#### The goal of this notebook is to verify the following hypothesis: if you build a model over a given dataset, the addition of new columns --- even if they are totally unrelated or random --- is likely to bring some sort of gain.

In [2]:
import pandas as pd
import os

In [11]:
datasets = {filename: pd.read_csv(os.path.join('data', filename), sep='|') for filename in os.listdir('data')}

#### Let's check whether years 2013, 2014, and 2015 are present in all datasets and, if so, use their timestamps as keys. The goal is to avoid any containment ratio that is lower than one.

In [18]:
years = ['2013', '2014', '2015']
datasets_for_experiment = []
for d in datasets.keys():
    timestamp_years = list(set([row['time'].split('-')[0] for index, row in datasets[d].iterrows()]))
    if all(year in timestamp_years for year in years):
        datasets_for_experiment.append(d)
print(datasets_for_experiment)

['311_category_taxi.csv', '311_category_Agency_Issues_added_zeros.csv', '311_category_DOH_New_License_Application_Request.csv', '311_category_SCRIE_added_zeros.csv', '311_category_SCRIE.csv', '311_category_Industrial_waste.csv', 'cyclist_killed_sum.csv', '311_category_electric_added_zeros.csv', '311_category_Illegal_parking_added_zeros.csv', '311_category_Vacant_Lot_added_zeros.csv', '311_category_Illegal_parking.csv', '311_category_consumer_complaint_added_zeros.csv', '311_category_Violation_of_Park_Rules.csv', '311_category_Enforcement.csv', '311_category_Street_light_condition.csv', '311_category_derelict.csv', '311_category_collection.csv', '311_category_Litter_basket_added_zeros.csv', '311_category_dof_added_zeros.csv', '311_category_graffiti.csv', '311_category_Paint.csv', '311_category_Construction_added_zeros.csv', '311_category_Highway_condition.csv', '311_category_DOH_New_License_Application_Request_added_zeros.csv', '13316684_pedestrians_killed_sum.csv', '311_category_sewer.

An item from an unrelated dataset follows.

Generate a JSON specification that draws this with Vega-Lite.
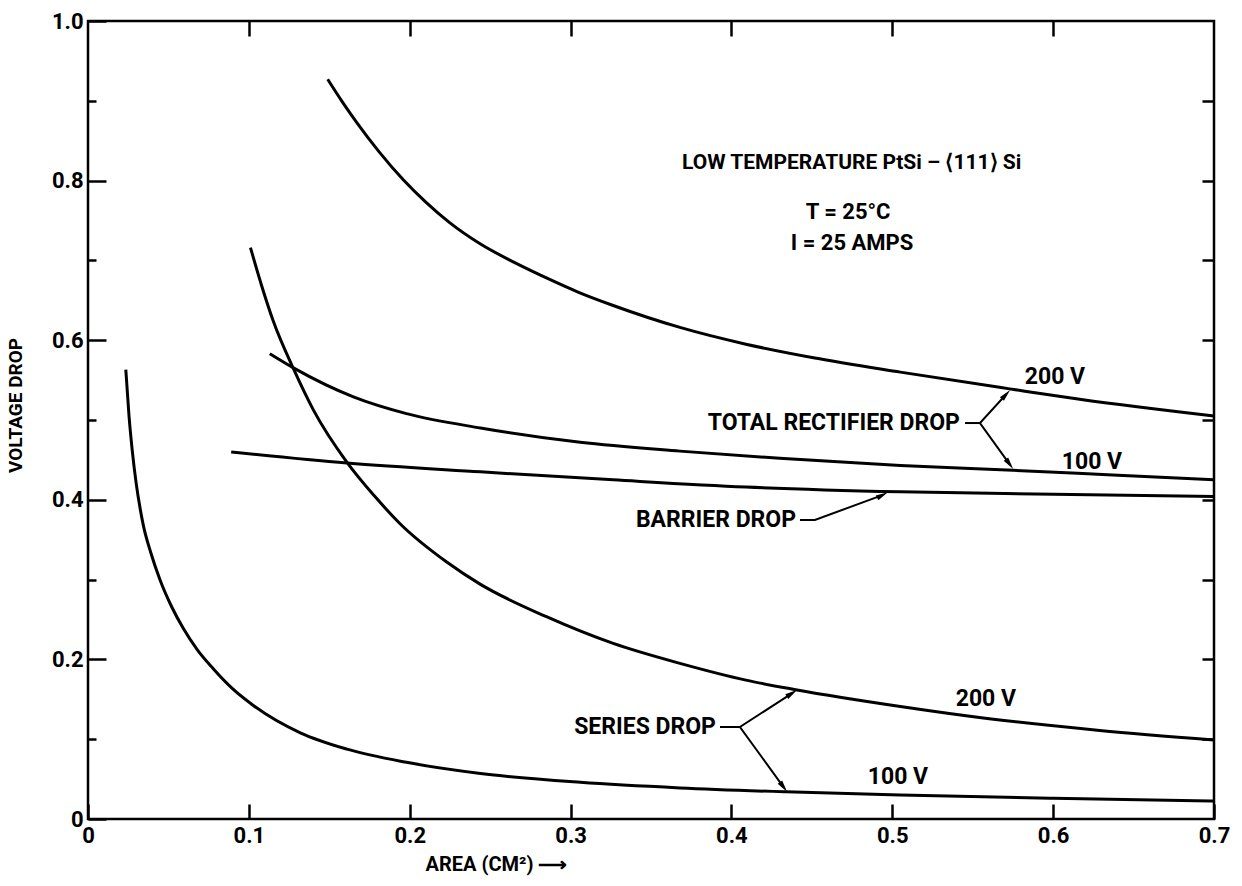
{
  "$schema": "https://vega.github.io/schema/vega-lite/v6.json",
  "width": 1126,
  "height": 798,
  "autosize": {"type": "none"},
  "padding": {"left": 88, "top": 21, "right": 28, "bottom": 67},
  "background": "white",
  "config": {
    "view": {"stroke": "black", "strokeWidth": 2.5},
    "font": "Roboto",
    "axis": {"grid": false, "domain": false, "tickColor": "black", "tickWidth": 2.5, "labelColor": "black", "titleColor": "black"}
  },
  "datasets": {
    "curves": [
      {"curve": "total_200", "x": 0.149, "y": 0.927},
      {"curve": "total_200", "x": 0.158, "y": 0.899},
      {"curve": "total_200", "x": 0.167, "y": 0.873},
      {"curve": "total_200", "x": 0.181, "y": 0.836},
      {"curve": "total_200", "x": 0.196, "y": 0.801},
      {"curve": "total_200", "x": 0.210, "y": 0.773},
      {"curve": "total_200", "x": 0.225, "y": 0.747},
      {"curve": "total_200", "x": 0.244, "y": 0.7205},
      {"curve": "total_200", "x": 0.265, "y": 0.6975},
      {"curve": "total_200", "x": 0.285, "y": 0.678},
      {"curve": "total_200", "x": 0.305, "y": 0.660},
      {"curve": "total_200", "x": 0.3265, "y": 0.6435},
      {"curve": "total_200", "x": 0.368, "y": 0.616},
      {"curve": "total_200", "x": 0.409, "y": 0.595},
      {"curve": "total_200", "x": 0.451, "y": 0.578},
      {"curve": "total_200", "x": 0.505, "y": 0.560},
      {"curve": "total_200", "x": 0.573, "y": 0.539},
      {"curve": "total_200", "x": 0.6165, "y": 0.526},
      {"curve": "total_200", "x": 0.7, "y": 0.505},

      {"curve": "total_100", "x": 0.113, "y": 0.583},
      {"curve": "total_100", "x": 0.128, "y": 0.565},
      {"curve": "total_100", "x": 0.165, "y": 0.529},
      {"curve": "total_100", "x": 0.198, "y": 0.508},
      {"curve": "total_100", "x": 0.244, "y": 0.490},
      {"curve": "total_100", "x": 0.306, "y": 0.472},
      {"curve": "total_100", "x": 0.368, "y": 0.461},
      {"curve": "total_100", "x": 0.430, "y": 0.452},
      {"curve": "total_100", "x": 0.505, "y": 0.443},
      {"curve": "total_100", "x": 0.575, "y": 0.437},
      {"curve": "total_100", "x": 0.637, "y": 0.431},
      {"curve": "total_100", "x": 0.7, "y": 0.425},

      {"curve": "barrier", "x": 0.089, "y": 0.460},
      {"curve": "barrier", "x": 0.161, "y": 0.446},
      {"curve": "barrier", "x": 0.244, "y": 0.435},
      {"curve": "barrier", "x": 0.3265, "y": 0.425},
      {"curve": "barrier", "x": 0.409, "y": 0.416},
      {"curve": "barrier", "x": 0.505, "y": 0.410},
      {"curve": "barrier", "x": 0.6, "y": 0.407},
      {"curve": "barrier", "x": 0.7, "y": 0.404},

      {"curve": "series_200", "x": 0.101, "y": 0.716},
      {"curve": "series_200", "x": 0.108, "y": 0.668},
      {"curve": "series_200", "x": 0.115, "y": 0.625},
      {"curve": "series_200", "x": 0.128, "y": 0.563},
      {"curve": "series_200", "x": 0.140, "y": 0.513},
      {"curve": "series_200", "x": 0.161, "y": 0.447},
      {"curve": "series_200", "x": 0.178, "y": 0.405},
      {"curve": "series_200", "x": 0.194, "y": 0.370},
      {"curve": "series_200", "x": 0.223, "y": 0.322},
      {"curve": "series_200", "x": 0.244, "y": 0.294},
      {"curve": "series_200", "x": 0.285, "y": 0.2535},
      {"curve": "series_200", "x": 0.3265, "y": 0.220},
      {"curve": "series_200", "x": 0.368, "y": 0.195},
      {"curve": "series_200", "x": 0.409, "y": 0.174},
      {"curve": "series_200", "x": 0.440, "y": 0.162},
      {"curve": "series_200", "x": 0.505, "y": 0.141},
      {"curve": "series_200", "x": 0.559, "y": 0.126},
      {"curve": "series_200", "x": 0.629, "y": 0.111},
      {"curve": "series_200", "x": 0.7, "y": 0.099},

      {"curve": "series_100", "x": 0.0235, "y": 0.563},
      {"curve": "series_100", "x": 0.0255, "y": 0.505},
      {"curve": "series_100", "x": 0.0275, "y": 0.462},
      {"curve": "series_100", "x": 0.030, "y": 0.420},
      {"curve": "series_100", "x": 0.0325, "y": 0.388},
      {"curve": "series_100", "x": 0.0344, "y": 0.368},
      {"curve": "series_100", "x": 0.039, "y": 0.334},
      {"curve": "series_100", "x": 0.0448, "y": 0.2995},
      {"curve": "series_100", "x": 0.052, "y": 0.266},
      {"curve": "series_100", "x": 0.0592, "y": 0.239},
      {"curve": "series_100", "x": 0.068, "y": 0.212},
      {"curve": "series_100", "x": 0.078, "y": 0.188},
      {"curve": "series_100", "x": 0.090, "y": 0.163},
      {"curve": "series_100", "x": 0.103, "y": 0.142},
      {"curve": "series_100", "x": 0.132, "y": 0.108},
      {"curve": "series_100", "x": 0.161, "y": 0.0875},
      {"curve": "series_100", "x": 0.198, "y": 0.071},
      {"curve": "series_100", "x": 0.244, "y": 0.057},
      {"curve": "series_100", "x": 0.306, "y": 0.046},
      {"curve": "series_100", "x": 0.368, "y": 0.039},
      {"curve": "series_100", "x": 0.434, "y": 0.034},
      {"curve": "series_100", "x": 0.505, "y": 0.030},
      {"curve": "series_100", "x": 0.6, "y": 0.026},
      {"curve": "series_100", "x": 0.7, "y": 0.0226}
    ],
    "leaders": [
      {"seg": "total_dash", "o": 0, "x": 0.5452, "y": 0.4962},
      {"seg": "total_dash", "o": 1, "x": 0.5545, "y": 0.4962},
      {"seg": "total_fork", "o": 0, "x": 0.5707, "y": 0.5320},
      {"seg": "total_fork", "o": 1, "x": 0.5545, "y": 0.4962},
      {"seg": "total_fork", "o": 2, "x": 0.5729, "y": 0.4447},
      {"seg": "barrier", "o": 0, "x": 0.4426, "y": 0.3747},
      {"seg": "barrier", "o": 1, "x": 0.4519, "y": 0.3747},
      {"seg": "barrier", "o": 2, "x": 0.4939, "y": 0.4059},
      {"seg": "series_dash", "o": 0, "x": 0.3929, "y": 0.1153},
      {"seg": "series_dash", "o": 1, "x": 0.4053, "y": 0.1153},
      {"seg": "series_fork", "o": 0, "x": 0.4376, "y": 0.1575},
      {"seg": "series_fork", "o": 1, "x": 0.4053, "y": 0.1153},
      {"seg": "series_fork", "o": 2, "x": 0.4324, "y": 0.0400}
    ],
    "heads": [
      {"head": "total_200", "x": 0.5707, "y": 0.5320},
      {"head": "total_100", "x": 0.5729, "y": 0.4447},
      {"head": "barrier", "x": 0.4939, "y": 0.4059},
      {"head": "series_200", "x": 0.4376, "y": 0.1575},
      {"head": "series_100", "x": 0.4324, "y": 0.0400}
    ],
    "callouts": [
      {"text": "TOTAL RECTIFIER DROP", "x": 0.5433, "y": 0.4962},
      {"text": "BARRIER DROP", "x": 0.4414, "y": 0.3747},
      {"text": "SERIES DROP", "x": 0.3916, "y": 0.1153}
    ],
    "voltages": [
      {"text": "200 V", "x": 0.6011, "y": 0.5539},
      {"text": "100 V", "x": 0.6241, "y": 0.4474},
      {"text": "200 V", "x": 0.5582, "y": 0.1504},
      {"text": "100 V", "x": 0.5035, "y": 0.0526}
    ],
    "conditions": [
      {"text": "T = 25°C", "x": 0.4725, "y": 0.7607},
      {"text": "I = 25 AMPS", "x": 0.475, "y": 0.7218}
    ],
    "heading": [
      {"text": "LOW TEMPERATURE PtSi – ⟨111⟩ Si", "x": 0.3693, "y": 0.822}
    ]
  },
  "resolve": {"axis": {"x": "independent", "y": "independent"}},
  "layer": [
    {
      "data": {"name": "curves"},
      "mark": {"type": "line", "color": "black", "strokeWidth": 3, "interpolate": "monotone"},
      "encoding": {
        "x": {
          "field": "x", "type": "quantitative",
          "scale": {"domain": [0, 0.7], "nice": false, "zero": false},
          "axis": {
            "orient": "bottom",
            "values": [0, 0.1, 0.2, 0.3, 0.4, 0.5, 0.6, 0.7],
            "labelExpr": "datum.value == 0 ? '0' : format(datum.value, '.1f')",
            "tickSize": -15,
            "labelPadding": 21,
            "labelFont": "Roboto",
            "labelFontWeight": "bold",
            "labelFontSize": 22,
            "labelFlush": false,
            "title": "AREA (CM²)  ⟶",
            "titleFont": "Roboto",
            "titleFontWeight": "bold",
            "titleFontSize": 20,
            "titleAlign": "left",
            "titleAnchor": "start",
            "titleBaseline": "middle",
            "titleX": 337,
            "titleY": 45
          }
        },
        "y": {
          "field": "y", "type": "quantitative",
          "scale": {"domain": [0, 1], "nice": false, "zero": false},
          "axis": {
            "orient": "left",
            "values": [0, 0.1, 0.2, 0.3, 0.4, 0.5, 0.6, 0.7, 0.8, 0.9, 1.0],
            "labelExpr": "round(datum.value * 10) % 2 == 0 ? (datum.value == 0 ? '0' : format(datum.value, '.1f')) : ''",
            "tickSize": {"condition": {"test": "round(datum.value * 10) % 2 == 0", "value": -18}, "value": -8},
            "labelPadding": {"condition": {"test": "round(datum.value * 10) % 2 == 0", "value": 23}, "value": 13},
            "labelFont": "Roboto",
            "labelFontWeight": "bold",
            "labelFontSize": 22,
            "labelFlush": false,
            "title": "VOLTAGE DROP",
            "titleFont": "Roboto",
            "titleFontWeight": "bold",
            "titleFontSize": 19,
            "titleAngle": -90,
            "titleAlign": "center",
            "titleBaseline": "middle",
            "titleX": -73,
            "titleY": 384
          }
        },
        "detail": {"field": "curve"}
      }
    },
    {
      "data": {"name": "curves"},
      "mark": {"type": "point", "opacity": 0},
      "encoding": {
        "x": {
          "field": "x", "type": "quantitative",
          "axis": {"orient": "top", "values": [0.1, 0.2, 0.3, 0.4, 0.5, 0.6], "tickSize": -15, "labels": false, "title": null}
        },
        "y": {
          "field": "y", "type": "quantitative",
          "axis": {"orient": "right", "values": [0.1, 0.2, 0.3, 0.4, 0.5, 0.6, 0.7, 0.8, 0.9], "tickSize": -12, "labels": false, "title": null}
        }
      }
    },
    {
      "data": {"name": "leaders"},
      "mark": {"type": "line", "color": "black", "strokeWidth": 2},
      "encoding": {
        "x": {"field": "x", "type": "quantitative", "axis": null},
        "y": {"field": "y", "type": "quantitative", "axis": null},
        "detail": {"field": "seg"},
        "order": {"field": "o"}
      }
    },
    {
      "data": {"name": "heads"},
      "transform": [{"filter": "datum.head == 'total_200'"}],
      "mark": {"type": "point", "shape": "M0,-1L0.45,1L-0.45,1Z", "filled": true, "color": "black", "opacity": 1, "size": 150, "angle": 42},
      "encoding": {"x": {"field": "x", "type": "quantitative", "axis": null}, "y": {"field": "y", "type": "quantitative", "axis": null}}
    },
    {
      "data": {"name": "heads"},
      "transform": [{"filter": "datum.head == 'total_100'"}],
      "mark": {"type": "point", "shape": "M0,-1L0.45,1L-0.45,1Z", "filled": true, "color": "black", "opacity": 1, "size": 150, "angle": 144},
      "encoding": {"x": {"field": "x", "type": "quantitative", "axis": null}, "y": {"field": "y", "type": "quantitative", "axis": null}}
    },
    {
      "data": {"name": "heads"},
      "transform": [{"filter": "datum.head == 'barrier'"}],
      "mark": {"type": "point", "shape": "M0,-1L0.45,1L-0.45,1Z", "filled": true, "color": "black", "opacity": 1, "size": 150, "angle": 63},
      "encoding": {"x": {"field": "x", "type": "quantitative", "axis": null}, "y": {"field": "y", "type": "quantitative", "axis": null}}
    },
    {
      "data": {"name": "heads"},
      "transform": [{"filter": "datum.head == 'series_200'"}],
      "mark": {"type": "point", "shape": "M0,-1L0.45,1L-0.45,1Z", "filled": true, "color": "black", "opacity": 1, "size": 150, "angle": 57},
      "encoding": {"x": {"field": "x", "type": "quantitative", "axis": null}, "y": {"field": "y", "type": "quantitative", "axis": null}}
    },
    {
      "data": {"name": "heads"},
      "transform": [{"filter": "datum.head == 'series_100'"}],
      "mark": {"type": "point", "shape": "M0,-1L0.45,1L-0.45,1Z", "filled": true, "color": "black", "opacity": 1, "size": 150, "angle": 144},
      "encoding": {"x": {"field": "x", "type": "quantitative", "axis": null}, "y": {"field": "y", "type": "quantitative", "axis": null}}
    },
    {
      "data": {"name": "callouts"},
      "mark": {"type": "text", "align": "right", "baseline": "middle", "font": "Roboto", "fontWeight": "bold", "fontSize": 23, "color": "black", "dx": -2},
      "encoding": {"x": {"field": "x", "type": "quantitative", "axis": null}, "y": {"field": "y", "type": "quantitative", "axis": null}, "text": {"field": "text"}}
    },
    {
      "data": {"name": "voltages"},
      "mark": {"type": "text", "align": "center", "baseline": "middle", "font": "Roboto", "fontWeight": "bold", "fontSize": 23, "color": "black"},
      "encoding": {"x": {"field": "x", "type": "quantitative", "axis": null}, "y": {"field": "y", "type": "quantitative", "axis": null}, "text": {"field": "text"}}
    },
    {
      "data": {"name": "conditions"},
      "mark": {"type": "text", "align": "center", "baseline": "middle", "font": "Roboto", "fontWeight": "bold", "fontSize": 22, "color": "black"},
      "encoding": {"x": {"field": "x", "type": "quantitative", "axis": null}, "y": {"field": "y", "type": "quantitative", "axis": null}, "text": {"field": "text"}}
    },
    {
      "data": {"name": "heading"},
      "mark": {"type": "text", "align": "left", "baseline": "middle", "font": "Roboto", "fontWeight": "bold", "fontSize": 21, "color": "black"},
      "encoding": {"x": {"field": "x", "type": "quantitative", "axis": null}, "y": {"field": "y", "type": "quantitative", "axis": null}, "text": {"field": "text"}}
    }
  ]
}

#### Let's "curate" a few initial, larger datasets, along with targets for learning, based on datasets_for_experiment.

#### We know, for example, that there is a high correlation between X_killed_sum.csv and Y_injured_sum.csv.

In [30]:
from functools import reduce

injured_and_killed = [datasets['cyclist_injured_sum.csv'].rename(columns={'sum': 'cyclist_injured_sum'}), 
                      datasets['cyclist_killed_sum.csv'].rename(columns={'sum': 'cyclist_killed_sum'}), 
                      datasets['motorist_injured_sum.csv'].rename(columns={'sum': 'motorist_injured_sum'}), 
                      datasets['motorist_killed_sum.csv'].rename(columns={'sum': 'motorist_killed_sum'}), 
                      datasets['pedestrians_injured_sum.csv'].rename(columns={'sum': 'pedestrians_injured_sum'}), 
                      datasets['persons_injured_sum.csv'].rename(columns={'sum': 'persons_injured_sum'}), 
                      datasets['persons_killed_sum.csv'].rename(columns={'sum': 'persons_killed_sum'})]

initial_injured_killed_dataset = reduce(lambda left,right: pd.merge(left,right,on='time'), injured_and_killed)
initial_injured_killed_dataset = initial_injured_killed_dataset[(initial_injured_killed_dataset['time'].str.match('2013')) |
                                                                (initial_injured_killed_dataset['time'].str.match('2014')) |
                                                                (initial_injured_killed_dataset['time'].str.match('2015'))]

initial_injured_killed_dataset.head()

Unnamed: 0,time,cyclist_injured_sum,cyclist_killed_sum,motorist_injured_sum,motorist_killed_sum,pedestrians_injured_sum,persons_injured_sum,persons_killed_sum
182,2013-01-01,3,0,106,0,28,137,0
183,2013-01-02,2,0,79,1,19,100,1
184,2013-01-03,10,0,65,0,39,114,0
185,2013-01-04,6,0,48,1,31,85,3
186,2013-01-05,4,0,68,3,27,99,4


#### For each column in initial_injured_killed_dataset, we'll build a model to predict is values based on growing combinations of the other attributes.